Business credit cards were the default way to handle costs, but how they're used is shifting as digital tools keep rolling in. What was once a fairly manual routine, where you still had to do a lot of organizing by hand, is now getting way more connected as companies adopt newer systems.
As financial workflows become more interlocked, credit cards are showing up less as lone, “standalone” payment tools and more as part of a bigger setup. In other words, the card is just one component of an overall loop that also covers tracking, categorizing, and, later on, reporting.
Accounting platforms, expense tools, and various integrations are reshaping how transactions are handled day to day. This piece looks at how digital finance tools are nudging credit card usage, what changes are actually happening in practice, and where a human still needs to stay involved.
Traditionally, business credit cards have been used for purchasing, managing short-term expenses, and basic tracking. They provided a convenient way to pay vendors and maintain a record of transactions. In many cases, transactions were reviewed manually through monthly statements or exported into spreadsheets. Business owners or team members would then categorize expenses and reconcile accounts by hand.
This approach could work well when transaction volume is low. However, as activity increased, it often became more time-consuming and required consistent effort to maintain accuracy.
Digital finance tools have brought more automation and connectivity to everyday workflows, making things move more smoothly. Transactions can now sync automatically with accounting or expense management platforms, so there’s less need for manual entry at all.
At the same time, access to data got better. Instead of waiting for end-of-month statements, businesses can often peek at spending in real time, or close to it. That makes more frequent check-ins possible and means quicker responses when something shifts.
Another noticeable change is automated categorization. A lot of systems can assign categories to transactions based on rules, or what worked before, essentially. Although it saves time, it still requires periodic review to keep the output accurate. Integrations are also a big deal here. Credit card activity can now connect directly to reporting and budgeting tools, making it easier to build a more complete financial picture without relying on multiple disconnected systems, which is usually a hassle.
One of the most noticeable changes is how credit cards are used within centralized expense management systems. Rather than operating independently, they are often integrated into workflows that include approvals, tracking, and reporting.
Access to credit cards has also become more structured. Businesses may issue employee cards with defined guidelines, allowing for controlled spending while maintaining visibility. Recurring expenses, such as subscriptions, are easier to track within these systems. With transactions automatically recorded and categorized, it becomes simpler to monitor ongoing costs.

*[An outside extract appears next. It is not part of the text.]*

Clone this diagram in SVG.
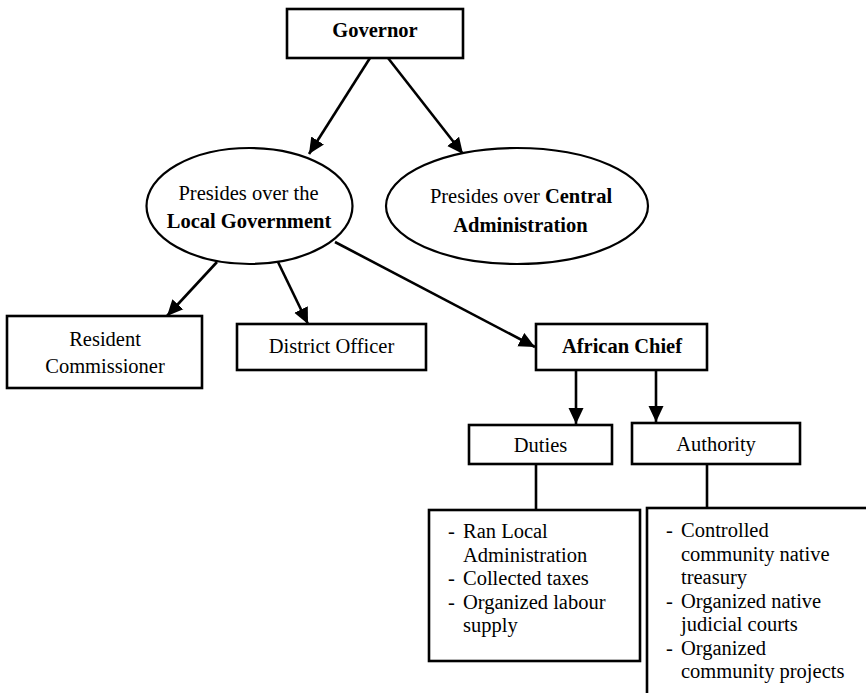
<svg xmlns="http://www.w3.org/2000/svg" width="866" height="693" viewBox="0 0 866 693">
<style>
.box{fill:#fff;stroke:#000;stroke-width:2.6}
.ell{fill:#fff;stroke:#000;stroke-width:2.2}
.t{font-family:"Liberation Serif","Times New Roman",serif;font-size:20.5px;fill:#000}
.c{text-anchor:middle}
.b{font-weight:bold}
.con{stroke:#000;stroke-width:2.6;fill:none}
.arr{marker-end:url(#ah)}
</style>
<defs>
<marker id="ah" markerUnits="userSpaceOnUse" markerWidth="16" markerHeight="16" viewBox="0 0 16 16" refX="16" refY="8" orient="auto">
<path d="M0,0.5 L16,8 L0,15.5 z" fill="#000"/>
</marker>
</defs>
<rect width="866" height="693" fill="#fff"/>
<g id="connectors">
<line class="con arr" x1="370" y1="58" x2="309" y2="154"/>
<line class="con arr" x1="388" y1="58" x2="463" y2="154"/>
<line class="con arr" x1="217" y1="262" x2="167" y2="316"/>
<line class="con arr" x1="278" y1="262" x2="308" y2="324"/>
<line class="con arr" x1="335" y1="242" x2="535" y2="347"/>
<line class="con arr" x1="576" y1="370" x2="576" y2="424"/>
<line class="con arr" x1="656" y1="370" x2="656" y2="422"/>
<line class="con" x1="536" y1="464" x2="536" y2="510"/>
<line class="con" x1="707" y1="464" x2="707" y2="508"/>
</g>
<g id="governor">
<rect class="box" x="287" y="9" width="176" height="49"/>
<text class="t c b" x="375" y="37">Governor</text>
</g>
<g id="local-government">
<ellipse class="ell" cx="249.5" cy="206" rx="103" ry="58"/>
<text class="t c" x="248.5" y="200">Presides over the</text>
<text class="t c b" x="249" y="228">Local Government</text>
</g>
<g id="central-administration">
<ellipse class="ell" cx="517" cy="206" rx="131" ry="58"/>
<text class="t c" x="521" y="203">Presides over <tspan class="b">Central</tspan></text>
<text class="t c b" x="520.5" y="231.5">Administration</text>
</g>
<g id="resident-commissioner">
<rect class="box" x="7" y="316" width="195" height="72"/>
<text class="t c" x="105" y="346">Resident</text>
<text class="t c" x="105" y="373">Commissioner</text>
</g>
<g id="district-officer">
<rect class="box" x="237" y="324" width="189" height="46"/>
<text class="t c" x="331.5" y="353">District Officer</text>
</g>
<g id="african-chief">
<rect class="box" x="536" y="324" width="171" height="46"/>
<text class="t c b" x="622" y="352.5">African Chief</text>
</g>
<g id="duties">
<rect class="box" x="469" y="425" width="143" height="39"/>
<text class="t c" x="540.5" y="452">Duties</text>
</g>
<g id="authority">
<rect class="box" x="632" y="423" width="168" height="41"/>
<text class="t c" x="716" y="451">Authority</text>
</g>
<g id="duties-list">
<rect class="box" x="429" y="510" width="211" height="151"/>
<text class="t" x="448" y="538">-</text>
<text class="t" x="463" y="538">Ran Local</text>
<text class="t" x="463" y="561.5">Administration</text>
<text class="t" x="448" y="585">-</text>
<text class="t" x="463" y="585">Collected taxes</text>
<text class="t" x="448" y="608.5">-</text>
<text class="t" x="463" y="608.5">Organized labour</text>
<text class="t" x="463" y="632">supply</text>
</g>
<g id="authority-list">
<rect class="box" x="647" y="508" width="240" height="200"/>
<text class="t" x="666" y="537">-</text>
<text class="t" x="681" y="537">Controlled</text>
<text class="t" x="681" y="560.5">community native</text>
<text class="t" x="681" y="584">treasury</text>
<text class="t" x="666" y="607.5">-</text>
<text class="t" x="681" y="607.5">Organized native</text>
<text class="t" x="681" y="631">judicial courts</text>
<text class="t" x="666" y="654.5">-</text>
<text class="t" x="681" y="654.5">Organized</text>
<text class="t" x="681" y="678">community projects</text>
</g>
</svg>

Another shift is the availability of data. Information from credit card usage is more accessible and can be used to support analysis and decision-making, rather than just record-keeping.
Despite these advancements, some aspects of financial management remain the same. Accurate input is still essential. Even with automation, incorrect or incomplete data can affect the quality of your financial records. Business owners and managers are still responsible for reviewing transactions and monitoring spending. Tools can assist with organization, but they do not replace oversight.
Clear policies around card usage also continue to matter. Guidelines for how and when cards should be used help maintain consistency and reduce confusion. Most importantly, decision-making remains a human responsibility. Digital tools can provide information, but interpreting that information and applying it to your business requires judgment.
A thoughtful approach can help you get the most value from combining credit cards with digital tools. Connecting your credit cards to accounting or expense platforms can streamline how data flows through your system. This reduces manual work and helps keep records up to date.
Regularly reviewing automated categorizations is also important. While automation can save time, consistent oversight helps ensure accuracy. Establishing clear internal guidelines for card usage helps maintain control as your business grows. This is especially important when multiple team members have access to cards.
Using reporting features can provide insight into spending patterns. Reviewing these reports periodically can help identify trends and highlight areas for adjustment. It is also helpful to keep your systems as simple as possible. Adding too many tools or layers can create unnecessary complexity. Finally, revisiting your setup from time to time ensures that your tools continue to align with your business needs.
A range of tools can kinda support credit card workflows in a more modern financial setup. Accounting software can import and sort transactions, such as categorizing them, which makes it a more central source of financial data.
Expense management platforms may also include features such as approval workflows and more detailed reporting to support day-to-day reviews.
Then there are integration tools that connect payment methods to other systems, allowing data to move more seamlessly across platforms. Also, receipt capture tools can help by attaching documentation right to the transactions, so you do not have to hunt around later.
What you end up combining really depends on how complex your operations are and how much automation you want to introduce.
Digital finance tools are changing how businesses interact with credit cards by making processes more connected and efficient. The biggest shift is not in the card itself, but in how it fits into a larger financial workflow.
By combining credit cards with the right tools and maintaining consistent oversight, businesses can create more organized and adaptable expense management systems.